>>>

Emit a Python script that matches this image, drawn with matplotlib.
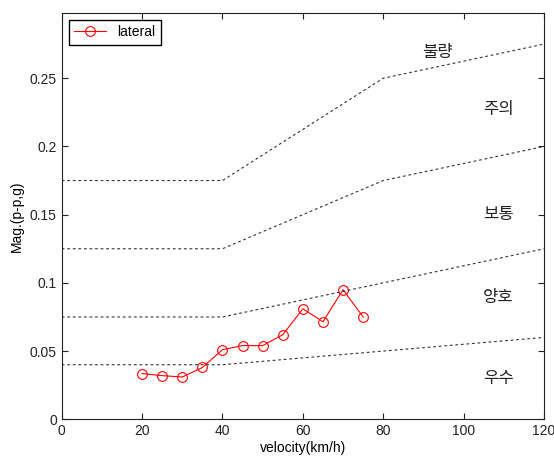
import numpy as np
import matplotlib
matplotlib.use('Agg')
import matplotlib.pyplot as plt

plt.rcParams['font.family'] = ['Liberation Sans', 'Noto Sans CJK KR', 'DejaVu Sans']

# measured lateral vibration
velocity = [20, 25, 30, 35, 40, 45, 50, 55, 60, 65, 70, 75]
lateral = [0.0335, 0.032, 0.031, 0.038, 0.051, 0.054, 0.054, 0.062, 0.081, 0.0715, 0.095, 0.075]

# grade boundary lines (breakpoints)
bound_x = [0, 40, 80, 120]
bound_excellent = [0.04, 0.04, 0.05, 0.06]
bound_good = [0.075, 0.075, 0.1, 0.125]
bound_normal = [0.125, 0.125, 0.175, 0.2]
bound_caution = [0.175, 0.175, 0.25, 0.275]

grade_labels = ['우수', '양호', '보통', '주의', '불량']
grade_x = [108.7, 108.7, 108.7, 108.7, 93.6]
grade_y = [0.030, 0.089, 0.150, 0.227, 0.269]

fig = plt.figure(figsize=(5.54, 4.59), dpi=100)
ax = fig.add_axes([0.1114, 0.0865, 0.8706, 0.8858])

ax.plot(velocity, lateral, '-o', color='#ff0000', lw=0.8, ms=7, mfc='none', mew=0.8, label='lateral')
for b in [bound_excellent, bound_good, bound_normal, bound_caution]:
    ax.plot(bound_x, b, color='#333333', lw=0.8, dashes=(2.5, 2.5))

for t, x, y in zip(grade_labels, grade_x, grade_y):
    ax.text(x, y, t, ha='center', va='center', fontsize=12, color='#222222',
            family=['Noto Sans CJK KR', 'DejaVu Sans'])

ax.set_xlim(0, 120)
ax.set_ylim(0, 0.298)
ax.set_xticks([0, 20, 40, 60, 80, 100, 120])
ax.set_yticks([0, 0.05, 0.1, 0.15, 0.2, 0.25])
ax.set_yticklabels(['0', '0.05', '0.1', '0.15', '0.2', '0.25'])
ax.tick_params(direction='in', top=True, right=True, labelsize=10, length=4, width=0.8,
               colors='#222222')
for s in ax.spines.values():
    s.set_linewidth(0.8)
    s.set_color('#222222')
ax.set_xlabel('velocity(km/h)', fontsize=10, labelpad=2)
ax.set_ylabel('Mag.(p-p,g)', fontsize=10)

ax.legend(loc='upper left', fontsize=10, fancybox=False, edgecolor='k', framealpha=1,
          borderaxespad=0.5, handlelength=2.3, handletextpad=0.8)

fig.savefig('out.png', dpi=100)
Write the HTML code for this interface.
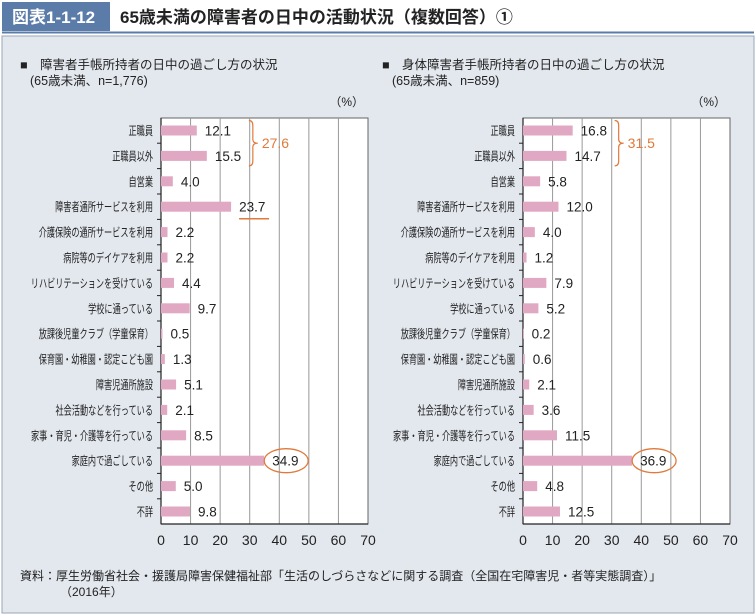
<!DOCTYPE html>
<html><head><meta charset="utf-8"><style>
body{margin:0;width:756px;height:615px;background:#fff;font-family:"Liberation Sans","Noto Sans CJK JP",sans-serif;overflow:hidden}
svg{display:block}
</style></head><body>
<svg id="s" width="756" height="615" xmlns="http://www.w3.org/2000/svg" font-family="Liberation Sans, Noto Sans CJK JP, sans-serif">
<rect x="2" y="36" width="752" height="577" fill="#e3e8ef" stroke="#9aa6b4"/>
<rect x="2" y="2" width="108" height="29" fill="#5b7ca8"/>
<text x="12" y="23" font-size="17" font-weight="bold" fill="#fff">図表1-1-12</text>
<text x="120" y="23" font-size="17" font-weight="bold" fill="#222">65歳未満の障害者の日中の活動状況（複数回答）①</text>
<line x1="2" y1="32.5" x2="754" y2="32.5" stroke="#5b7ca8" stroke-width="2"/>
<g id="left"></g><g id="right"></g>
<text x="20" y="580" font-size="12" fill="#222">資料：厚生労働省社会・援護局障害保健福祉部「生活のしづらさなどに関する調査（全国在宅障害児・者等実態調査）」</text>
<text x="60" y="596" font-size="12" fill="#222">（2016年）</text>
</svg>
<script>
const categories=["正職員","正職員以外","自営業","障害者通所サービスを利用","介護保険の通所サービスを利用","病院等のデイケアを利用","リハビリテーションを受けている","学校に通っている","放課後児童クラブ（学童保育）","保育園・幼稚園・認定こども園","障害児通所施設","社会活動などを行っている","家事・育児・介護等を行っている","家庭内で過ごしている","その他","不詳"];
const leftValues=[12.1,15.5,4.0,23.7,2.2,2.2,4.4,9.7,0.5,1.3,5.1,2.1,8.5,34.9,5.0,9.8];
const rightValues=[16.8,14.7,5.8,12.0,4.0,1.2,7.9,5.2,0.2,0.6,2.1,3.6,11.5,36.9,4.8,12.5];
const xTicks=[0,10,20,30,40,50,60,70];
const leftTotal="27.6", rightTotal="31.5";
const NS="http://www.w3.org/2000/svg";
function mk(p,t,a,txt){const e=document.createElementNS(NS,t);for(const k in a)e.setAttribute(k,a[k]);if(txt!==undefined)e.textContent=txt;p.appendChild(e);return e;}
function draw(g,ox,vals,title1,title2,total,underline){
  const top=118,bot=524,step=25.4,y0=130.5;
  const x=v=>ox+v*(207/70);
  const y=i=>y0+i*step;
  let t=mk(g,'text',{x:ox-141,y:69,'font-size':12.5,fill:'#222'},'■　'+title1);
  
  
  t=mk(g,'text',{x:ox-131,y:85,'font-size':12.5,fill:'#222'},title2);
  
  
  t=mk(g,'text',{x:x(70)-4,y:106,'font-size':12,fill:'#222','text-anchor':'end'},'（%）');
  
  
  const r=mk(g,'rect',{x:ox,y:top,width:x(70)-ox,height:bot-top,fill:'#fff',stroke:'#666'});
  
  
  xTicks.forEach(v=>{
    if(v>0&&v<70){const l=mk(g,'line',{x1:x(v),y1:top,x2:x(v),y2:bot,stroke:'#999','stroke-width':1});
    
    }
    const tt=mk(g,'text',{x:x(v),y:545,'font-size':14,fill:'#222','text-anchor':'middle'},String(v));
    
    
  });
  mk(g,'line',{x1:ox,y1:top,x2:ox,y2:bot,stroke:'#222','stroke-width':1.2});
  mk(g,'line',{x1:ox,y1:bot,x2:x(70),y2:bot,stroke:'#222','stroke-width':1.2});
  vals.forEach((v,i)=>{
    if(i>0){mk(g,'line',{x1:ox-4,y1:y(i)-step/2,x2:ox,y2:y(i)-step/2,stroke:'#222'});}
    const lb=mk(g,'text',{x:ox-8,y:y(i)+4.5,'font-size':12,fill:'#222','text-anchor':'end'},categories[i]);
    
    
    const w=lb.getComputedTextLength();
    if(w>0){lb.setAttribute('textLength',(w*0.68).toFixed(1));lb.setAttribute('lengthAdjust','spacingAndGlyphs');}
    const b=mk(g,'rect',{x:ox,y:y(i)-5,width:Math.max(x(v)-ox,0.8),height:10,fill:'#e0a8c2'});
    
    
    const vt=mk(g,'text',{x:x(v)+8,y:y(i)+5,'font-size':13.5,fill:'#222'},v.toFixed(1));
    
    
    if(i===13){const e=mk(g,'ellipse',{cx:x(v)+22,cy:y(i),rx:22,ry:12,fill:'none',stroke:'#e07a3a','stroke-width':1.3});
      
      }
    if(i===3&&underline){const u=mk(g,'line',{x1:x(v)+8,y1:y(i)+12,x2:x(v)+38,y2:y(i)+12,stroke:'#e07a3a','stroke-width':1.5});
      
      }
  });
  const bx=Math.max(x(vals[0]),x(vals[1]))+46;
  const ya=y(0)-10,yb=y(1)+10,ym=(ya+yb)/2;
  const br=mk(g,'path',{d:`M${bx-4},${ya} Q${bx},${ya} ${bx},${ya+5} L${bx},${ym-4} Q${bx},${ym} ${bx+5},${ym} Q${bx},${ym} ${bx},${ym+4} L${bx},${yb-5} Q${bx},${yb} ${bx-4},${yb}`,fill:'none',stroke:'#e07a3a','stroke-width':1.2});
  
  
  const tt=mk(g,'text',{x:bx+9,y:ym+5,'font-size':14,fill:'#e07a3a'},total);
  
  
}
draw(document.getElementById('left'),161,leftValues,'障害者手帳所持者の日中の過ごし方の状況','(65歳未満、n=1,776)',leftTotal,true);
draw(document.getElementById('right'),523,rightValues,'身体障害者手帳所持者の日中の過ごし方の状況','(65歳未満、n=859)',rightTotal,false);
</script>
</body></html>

<<<

Exercise. Please return, exactly as written, the lines from the first line of the records above through the line containing "family=['Noto Sans CJK", both included, leaving out any pictures.

Final result.
Emit a Python script that matches this image, drawn with matplotlib.
import numpy as np
import matplotlib
matplotlib.use('Agg')
import matplotlib.pyplot as plt

plt.rcParams['font.family'] = ['Liberation Sans', 'Noto Sans CJK KR', 'DejaVu Sans']

# measured lateral vibration
velocity = [20, 25, 30, 35, 40, 45, 50, 55, 60, 65, 70, 75]
lateral = [0.0335, 0.032, 0.031, 0.038, 0.051, 0.054, 0.054, 0.062, 0.081, 0.0715, 0.095, 0.075]

# grade boundary lines (breakpoints)
bound_x = [0, 40, 80, 120]
bound_excellent = [0.04, 0.04, 0.05, 0.06]
bound_good = [0.075, 0.075, 0.1, 0.125]
bound_normal = [0.125, 0.125, 0.175, 0.2]
bound_caution = [0.175, 0.175, 0.25, 0.275]

grade_labels = ['우수', '양호', '보통', '주의', '불량']
grade_x = [108.7, 108.7, 108.7, 108.7, 93.6]
grade_y = [0.030, 0.089, 0.150, 0.227, 0.269]

fig = plt.figure(figsize=(5.54, 4.59), dpi=100)
ax = fig.add_axes([0.1114, 0.0865, 0.8706, 0.8858])

ax.plot(velocity, lateral, '-o', color='#ff0000', lw=0.8, ms=7, mfc='none', mew=0.8, label='lateral')
for b in [bound_excellent, bound_good, bound_normal, bound_caution]:
    ax.plot(bound_x, b, color='#333333', lw=0.8, dashes=(2.5, 2.5))

for t, x, y in zip(grade_labels, grade_x, grade_y):
    ax.text(x, y, t, ha='center', va='center', fontsize=12, color='#222222',
            family=['Noto Sans CJK KR', 'DejaVu Sans'])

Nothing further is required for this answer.